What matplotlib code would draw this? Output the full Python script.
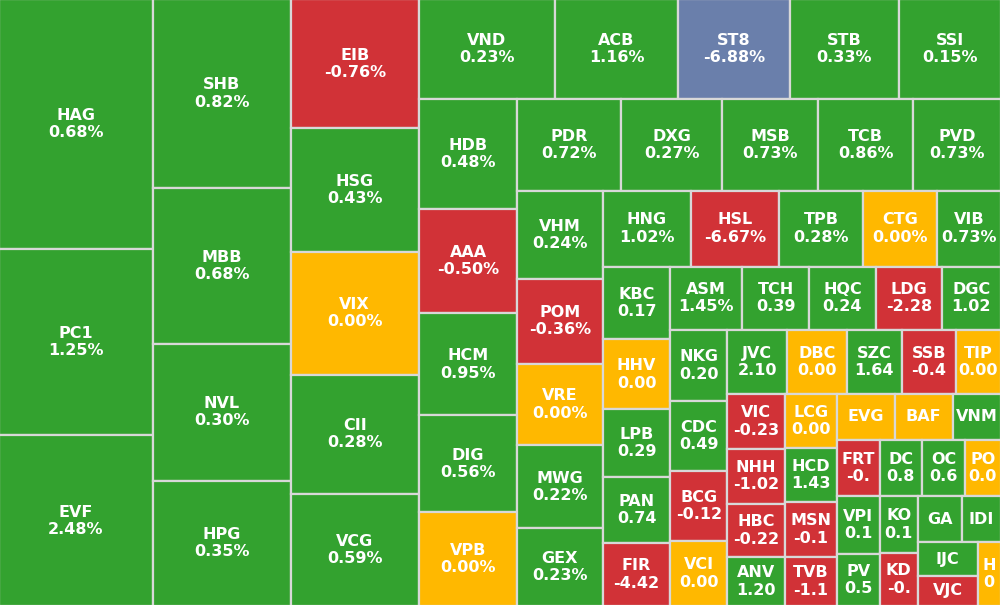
import matplotlib
matplotlib.use("Agg")
import matplotlib.pyplot as plt
from matplotlib.patches import Rectangle

# cells in treemap order (largest first), as shown on the picture
tickers = ["HAG", "PC1", "EVF",
           "SHB", "MBB", "NVL", "HPG",
           "EIB", "HSG", "VIX", "CII", "VCG",
           "VND", "ACB", "ST8", "STB", "SSI",
           "HDB", "AAA", "HCM", "DIG", "VPB",
           "PDR", "DXG", "MSB", "TCB", "PVD",
           "VHM", "POM", "VRE", "MWG", "GEX",
           "HNG", "HSL", "TPB", "CTG", "VIB",
           "KBC", "HHV", "LPB", "PAN", "FIR",
           "ASM", "TCH", "HQC", "LDG", "DGC",
           "NKG", "CDC", "BCG", "VCI",
           "JVC", "DBC", "SZC", "SSB", "TIP",
           "VIC", "NHH", "HBC", "ANV",
           "LCG", "HCD", "MSN", "TVB",
           "EVG", "BAF", "VNM",
           "FRT", "DC", "OC", "PO",
           "VPI", "PV",
           "KO", "KD",
           "GA", "IDI",
           "IJC", "VJC",
           "H"]

changes = ["0.68%", "1.25%", "2.48%",
           "0.82%", "0.68%", "0.30%", "0.35%",
           "-0.76%", "0.43%", "0.00%", "0.28%", "0.59%",
           "0.23%", "1.16%", "-6.88%", "0.33%", "0.15%",
           "0.48%", "-0.50%", "0.95%", "0.56%", "0.00%",
           "0.72%", "0.27%", "0.73%", "0.86%", "0.73%",
           "0.24%", "-0.36%", "0.00%", "0.22%", "0.23%",
           "1.02%", "-6.67%", "0.28%", "0.00%", "0.73%",
           "0.17", "0.00", "0.29", "0.74", "-4.42",
           "1.45%", "0.39", "0.24", "-2.28", "1.02",
           "0.20", "0.49", "-0.12", "0.00",
           "2.10", "0.00", "1.64", "-0.4", "0.00",
           "-0.23", "-1.02", "-0.22", "1.20",
           "0.00", "1.43", "-0.1", "-1.1",
           "", "", "",
           "-0.", "0.8", "0.6", "0.0",
           "0.1", "0.5",
           "0.1", "-0.",
           "", "",
           "", "",
           "0"]

# u = up, d = down, r = reference (unchanged), f = floor
status = ["u", "u", "u",
          "u", "u", "u", "u",
          "d", "u", "r", "u", "u",
          "u", "u", "f", "u", "u",
          "u", "d", "u", "u", "r",
          "u", "u", "u", "u", "u",
          "u", "d", "r", "u", "u",
          "u", "d", "u", "r", "u",
          "u", "r", "u", "u", "d",
          "u", "u", "u", "d", "u",
          "u", "u", "d", "r",
          "u", "r", "u", "d", "r",
          "d", "d", "d", "u",
          "r", "u", "d", "d",
          "r", "r", "u",
          "d", "u", "u", "r",
          "u", "u",
          "u", "d",
          "u", "u",
          "u", "d",
          "r"]

sizes = [38222, 28551, 26095,
         25919, 21313, 18769, 17188,
         16512, 15744, 15680, 15168, 14336,
         13532, 12189, 11094, 10895, 10099,
         10731, 10221, 9967, 9477, 9143,
         9489, 9242, 8747, 8693, 8025,
         7506, 7191, 6969, 7020, 6628,
         6692, 6631, 6359, 5579, 4845,
         4915, 4719, 4536, 4489, 4245,
         4496, 4176, 4182, 4119, 3718,
         4028, 3955, 3915, 3673,
         3846, 3801, 3526, 3461, 2885,
         3162, 3145, 3098, 2798,
         2808, 2798, 2855, 2538,
         2621, 2639, 2193,
         2401, 2401, 2407, 2045,
         2431, 2223,
         2136, 2025,
         2020, 1772,
         2005, 1785,
         1484]

# squarified strips: number of cells per strip and strip direction
strip_counts = [3, 4, 5, 5, 5, 5, 5, 5, 5, 5, 4, 5, 4, 4, 3, 4, 2, 2, 2, 2, 1]
strip_dirs = "vvvhvhvhvhvhvvhhvvhvv"

colors = {"u": "#33a22f", "d": "#d13237", "r": "#ffb800", "f": "#6a7fab"}

W, H = 1000.0, 605.0


def strip_layout(vals, counts, dirs, x0, y0, w, h):
    scale = w * h / sum(vals)
    vals = [v * scale for v in vals]
    rects = []
    i = 0
    for n, d in zip(counts, dirs):
        part = vals[i:i + n]
        i += n
        s = sum(part)
        if d == "v":
            sw = s / h
            y = y0
            for v in part:
                ch = v / sw
                rects.append((x0, y, sw, ch))
                y += ch
            x0 += sw
            w -= sw
        else:
            sh = s / w
            x = x0
            for v in part:
                cw = v / sh
                rects.append((x, y0, cw, sh))
                x += cw
            y0 += sh
            h -= sh
    return rects


rects = strip_layout(sizes, strip_counts, strip_dirs, 0, 0, W, H)

fig = plt.figure(figsize=(10, 6.05), dpi=100)
ax = fig.add_axes([0, 0, 1, 1])
# outer border falls just outside the view, like the cropped original
ax.set_xlim(1, W - 1)
ax.set_ylim(H - 1, 1)
ax.axis("off")

renderer = fig.canvas.get_renderer()

for (x, y, w, h), t, c, s in zip(rects, tickers, changes, status):
    r = Rectangle((x, y), w, h, facecolor=colors[s], edgecolor="#d8d8d8", linewidth=1.6)
    ax.add_patch(r)
    label = t if c == "" else t + "\n" + c
    txt = ax.text(x + w / 2, y + h / 2, label, ha="center", va="center",
                  multialignment="center", color="white", fontsize=11.5,
                  fontweight="bold", family="DejaVu Sans", linespacing=1.2)
    txt.set_clip_path(r)
    tw = txt.get_window_extent(renderer).width
    if tw > w - 2:
        txt.set_position((x + 2, y + h / 2))
        txt.set_ha("left")

fig.savefig("out.png", dpi=100)
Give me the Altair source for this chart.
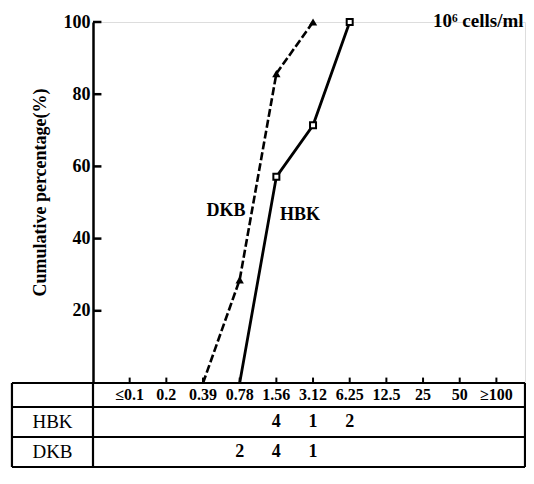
import altair as alt
import pandas as pd

# ---- data ----
categories = ["≤0.1", "0.2", "0.39", "0.78", "1.56", "3.12", "6.25", "12.5", "25", "50", "≥100"]

hbk_x = ["0.78", "1.56", "3.12", "6.25"]
hbk_pct = [0, 57.1, 71.4, 100]
dkb_x = ["0.39", "0.78", "1.56", "3.12"]
dkb_pct = [0, 28.6, 85.7, 100]

row_names = ["HBK", "DKB"]
hbk_count_x = ["1.56", "3.12", "6.25"]
hbk_counts = [4, 1, 2]
dkb_count_x = ["0.78", "1.56", "3.12"]
dkb_counts = [2, 4, 1]

y_ticks = [20, 40, 60, 80, 100]

# ---- layout constants (data units) ----
idx = {c: i for i, c in enumerate(categories)}
X_MAX = 10.78
X_LEFT, X_DIV, X_RIGHT = -3.21, -1.0, X_MAX
Y_TOP, Y_H1, Y_H2, Y_BOT = 0.0, -6.65, -14.96, -23.27
FONT = "Liberation Serif"
NARROW = "Liberation Sans Narrow, Arial Narrow, Liberation Serif"

lines_df = pd.DataFrame(
    [{"series": "HBK", "x": idx[c], "y": v, "o": i} for i, (c, v) in enumerate(zip(hbk_x, hbk_pct))]
    + [{"series": "DKB", "x": idx[c], "y": v, "o": i} for i, (c, v) in enumerate(zip(dkb_x, dkb_pct))]
)
hbk_df = lines_df[(lines_df.series == "HBK")]
dkb_df = lines_df[(lines_df.series == "DKB")]

x_scale = alt.Scale(domain=[-1, X_MAX], nice=False, zero=False)
y_scale = alt.Scale(domain=[0, 100], nice=False, zero=False)

y_axis = alt.Axis(
    values=y_ticks,
    title="Cumulative percentage(%)",
    titleFont=FONT,
    titleFontSize=18,
    titleFontWeight="bold",
    titleColor="black",
    titleX=-53,
    titleY=170,
    titleAngle=270,
    titleAlign="center",
    titleBaseline="middle",
    labelFont=FONT,
    labelFontSize=18,
    labelFontWeight="bold",
    labelColor="black",
    labelPadding=3,
    ticks=False,
    domainWidth=2.5,
    domainColor="black",
    grid=False,
)


def X(f="x"):
    return alt.X(f"{f}:Q", scale=x_scale, axis=None)


def Y(f="y"):
    return alt.Y(f"{f}:Q", scale=y_scale, axis=y_axis)


# inward y ticks
ytick_df = pd.DataFrame({"x": [-1.0] * len(y_ticks), "x2": [-0.77] * len(y_ticks), "y": y_ticks})
ytick_layer = alt.Chart(ytick_df).mark_rule(color="black", strokeWidth=2.5).encode(
    x=X(), x2="x2:Q", y=Y()
)

hbk_line = alt.Chart(hbk_df).mark_line(color="black", strokeWidth=2.8, clip=False).encode(
    x=X(), y=Y(), order="o:Q"
)
dkb_line = alt.Chart(dkb_df).mark_line(color="black", strokeWidth=2.6, strokeDash=[8, 3], clip=False).encode(
    x=X(), y=Y(), order="o:Q"
)
hbk_pts = alt.Chart(hbk_df[hbk_df.y > 0]).mark_point(
    shape="square", size=36, filled=True, fill="white", stroke="black", strokeWidth=2, opacity=1
).encode(x=X(), y=Y())
dkb_pts = alt.Chart(dkb_df[dkb_df.y > 0]).mark_point(
    shape="triangle-up", size=70, filled=True, color="black", opacity=1
).encode(x=X(), y=Y())

# series labels
series_lbl = pd.DataFrame({"x": [3.16, 4.1], "y": [47.6, 46.5], "t": ["DKB", "HBK"]})
lbl_dkb = alt.Chart(series_lbl.iloc[[0]]).mark_text(
    font=FONT, fontSize=18, fontWeight="bold", align="right", baseline="middle", color="black"
).encode(x=X(), y=Y(), text="t:N")
lbl_hbk = alt.Chart(series_lbl.iloc[[1]]).mark_text(
    font=FONT, fontSize=18, fontWeight="bold", align="left", baseline="middle", color="black"
).encode(x=X(), y=Y(), text="t:N")

units = alt.Chart(pd.DataFrame({"x": [10.74], "y": [100.2], "t": ["10⁶ cells/ml"]})).mark_text(
    font=FONT, fontSize=19, fontWeight="bold", align="right", baseline="middle", color="black", clip=False
).encode(x=X(), y=Y(), text="t:N")

# table lines
h_rules = pd.DataFrame({"x": [X_LEFT] * 4, "x2": [X_RIGHT] * 4, "y": [Y_TOP, Y_H1, Y_H2, Y_BOT]})
v_rules = pd.DataFrame({"x": [X_LEFT, X_DIV, X_RIGHT], "y": [Y_TOP] * 3, "y2": [Y_BOT] * 3})
h_layer = alt.Chart(h_rules).mark_rule(color="black", strokeWidth=2.2, clip=False).encode(
    x=X(), x2="x2:Q", y=Y()
)
v_layer = alt.Chart(v_rules).mark_rule(color="black", strokeWidth=2.2, clip=False).encode(
    x=X(), y=Y(), y2="y2:Q"
)

# x ticks above table
n = len(categories)
ticks_df = pd.DataFrame({"x": list(range(n)), "y": [0] * n, "y2": [1.5] * n})
tick_layer = alt.Chart(ticks_df).mark_rule(color="black", strokeWidth=2).encode(
    x=X(), y=Y(), y2="y2:Q"
)

# header labels
hdr_df = pd.DataFrame({"x": list(range(n)), "y": [(Y_TOP + Y_H1) / 2] * n, "t": categories})
hdr_layer = alt.Chart(hdr_df).mark_text(
    font=NARROW, fontSize=16, fontWeight="bold", align="center", baseline="middle", color="black", clip=False
).encode(x=X(), y=Y(), text="t:N")

# row names
rows_df = pd.DataFrame(
    {"x": [(X_LEFT + X_DIV) / 2] * 2, "y": [(Y_H1 + Y_H2) / 2, (Y_H2 + Y_BOT) / 2], "t": row_names}
)
rows_layer = alt.Chart(rows_df).mark_text(
    font=FONT, fontSize=19, align="center", baseline="middle", color="black", clip=False
).encode(x=X(), y=Y(), text="t:N")

# counts
cnt_df = pd.DataFrame(
    [{"x": idx[c], "y": (Y_H1 + Y_H2) / 2, "t": str(v)} for c, v in zip(hbk_count_x, hbk_counts)]
    + [{"x": idx[c], "y": (Y_H2 + Y_BOT) / 2, "t": str(v)} for c, v in zip(dkb_count_x, dkb_counts)]
)
cnt_layer = alt.Chart(cnt_df).mark_text(
    font=FONT, fontSize=18, fontWeight="bold", align="center", baseline="middle", color="black", clip=False
).encode(x=X(), y=Y(), text="t:N")

chart = alt.layer(
    h_layer, v_layer, tick_layer, ytick_layer, hdr_layer, rows_layer, cnt_layer,
    dkb_line, hbk_line, dkb_pts, hbk_pts, lbl_dkb, lbl_hbk, units,
).properties(
    width=432,
    height=361,
    padding={"left": 85, "top": 14, "right": 1, "bottom": 87},
    autosize=alt.AutoSizeParams(type="none"),
).configure_view(strokeWidth=0).configure(background="white")

chart.save("out.html", embed_options={"renderer": "svg", "actions": False})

---------------

(Request) Make an exact copy of only the lines from the one with "Give me the Altair source for this chart." through the one with "Sans Narrow, Arial". Pictures don't belong in it.

(Solution to this task)
Give me the Altair source for this chart.
import altair as alt
import pandas as pd

# ---- data ----
categories = ["≤0.1", "0.2", "0.39", "0.78", "1.56", "3.12", "6.25", "12.5", "25", "50", "≥100"]

hbk_x = ["0.78", "1.56", "3.12", "6.25"]
hbk_pct = [0, 57.1, 71.4, 100]
dkb_x = ["0.39", "0.78", "1.56", "3.12"]
dkb_pct = [0, 28.6, 85.7, 100]

row_names = ["HBK", "DKB"]
hbk_count_x = ["1.56", "3.12", "6.25"]
hbk_counts = [4, 1, 2]
dkb_count_x = ["0.78", "1.56", "3.12"]
dkb_counts = [2, 4, 1]

y_ticks = [20, 40, 60, 80, 100]

# ---- layout constants (data units) ----
idx = {c: i for i, c in enumerate(categories)}
X_MAX = 10.78
X_LEFT, X_DIV, X_RIGHT = -3.21, -1.0, X_MAX
Y_TOP, Y_H1, Y_H2, Y_BOT = 0.0, -6.65, -14.96, -23.27
FONT = "Liberation Serif"
NARROW = "Liberation Sans Narrow, Arial Narrow, Liberation Serif"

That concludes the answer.